I know a lot of people will probably say the heat but, to be honest, I’m pretty used to it. I suppose East Timor prepared me for it and I just really enjoy being outside tending to my plot and the other common areas. I usually arrive very early in the morning and am gone before things get too hot anyway. That way I do what I need to do in the garden and I still have plenty of time for other things I like to do like going to the beach.

What’s your favourite all natural fertilizer and why?

Although we have access to composted material in the garden, I still prefer grass clippings. The clippings are natural and generally in an abundant supply. I sometimes find bits of discarded plastic in the compost bins which kind of ruins everything for me. It might seem nit-picky, but I’m just all for the grass clippings.

What’s the best way to convince a young person gardening is a viable activity?

Leading by example in an enthusiastic manner is probably the best way. That way it’s easier to explain how much fun gardening can be while having them help you with various projects around the garden, like watering.

If you were a politician with clout on the Gold Coast, what gardening related initiatives would you put in place?

Natalia's Parents
Mr. and Mrs. Ribeiro

I would probably want to start an educational program in the area that focused more on recycling. Because it seems like a lot of people don’t have a really good idea about what can and cannot be recycled or composted.
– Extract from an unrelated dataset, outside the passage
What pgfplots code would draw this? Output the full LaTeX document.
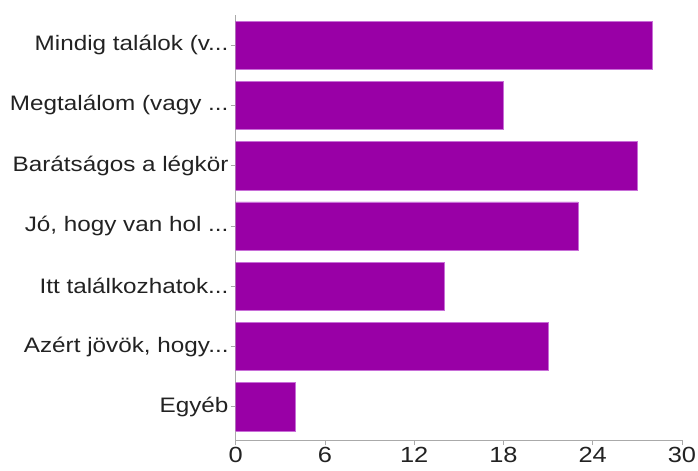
\documentclass[border=0pt]{standalone}
\usepackage{pgfplots}
\pgfplotsset{compat=1.18}
\usepackage{graphicx}
\usepackage{fontspec}
\setmainfont{Liberation Sans}
\definecolor{barpurple}{RGB}{153,0,166}
\definecolor{baredge}{RGB}{200,110,215}
\definecolor{axgray}{RGB}{170,170,170}
\definecolor{txt}{RGB}{34,34,34}
\newcommand{\ddd}{...}
\newcommand{\sx}[1]{\scalebox{1.16}[1]{#1}}
\begin{document}
\begin{tikzpicture}
\begin{axis}[name=ax, scale only axis, width=446.3bp, height=425bp,
  xbar, xmin=0, xmax=30, ymin=-0.55, ymax=6.5,
  xtick={0,6,12,18,24,30}, ytick={0,1,2,3,4,5,6},
  yticklabels={\sx{Egyéb},\sx{Azért jövök, hogy\ddd},\sx{Itt találkozhatok\ddd},\sx{Jó, hogy van hol \ddd},\sx{Barátságos a légkör},\sx{Megtalálom (vagy \ddd},\sx{Mindig találok (v\ddd}},
  xticklabels={\sx{0},\sx{6},\sx{12},\sx{18},\sx{24},\sx{30}},
  axis x line*=bottom, axis y line*=left,
  axis line style={axgray, line width=0.8pt, -},
  tick style={axgray, line width=0.8pt},
  major tick length=5bp, tick align=outside,
  xticklabel style={font=\fontsize{22}{26}\selectfont, text=txt, inner sep=1.5bp},
  yticklabel style={font=\fontsize{21}{25}\selectfont, text=txt, inner sep=2bp},
  /pgf/number format/assume math mode=true,
  bar width=0.8,
]
\addplot[fill=barpurple, draw=baredge, line width=0.6pt] coordinates {(4,0) (21,1) (14,2) (23,3) (27,4) (18,5) (28,6)};
\end{axis}
\pgfresetboundingbox
\path ([shift={(-235.7bp,-31bp)}]ax.south west) rectangle ([shift={(462.3bp,440bp)}]ax.south west);
\end{tikzpicture}
\end{document}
If you could swap out your gardening ability with another skill or hobby, what would it be and why?

One of biggest dreams of mine has always been to be a real qualified chef. I’ve always been pretty good at creating healthy meals for my family but to be a chef would let

me take things to a whole other level. Plus, being a chef would allow me to really capitalise on my knowledge of plants and vegetables.

What’s the most memorable tip anyone’s ever given you pertaining to gardening?

Of course the most memorable tip I’ve received about gardening was from my father. He just always used to say that to have a beautiful and healthy garden you really just have to be committed to it and to believe.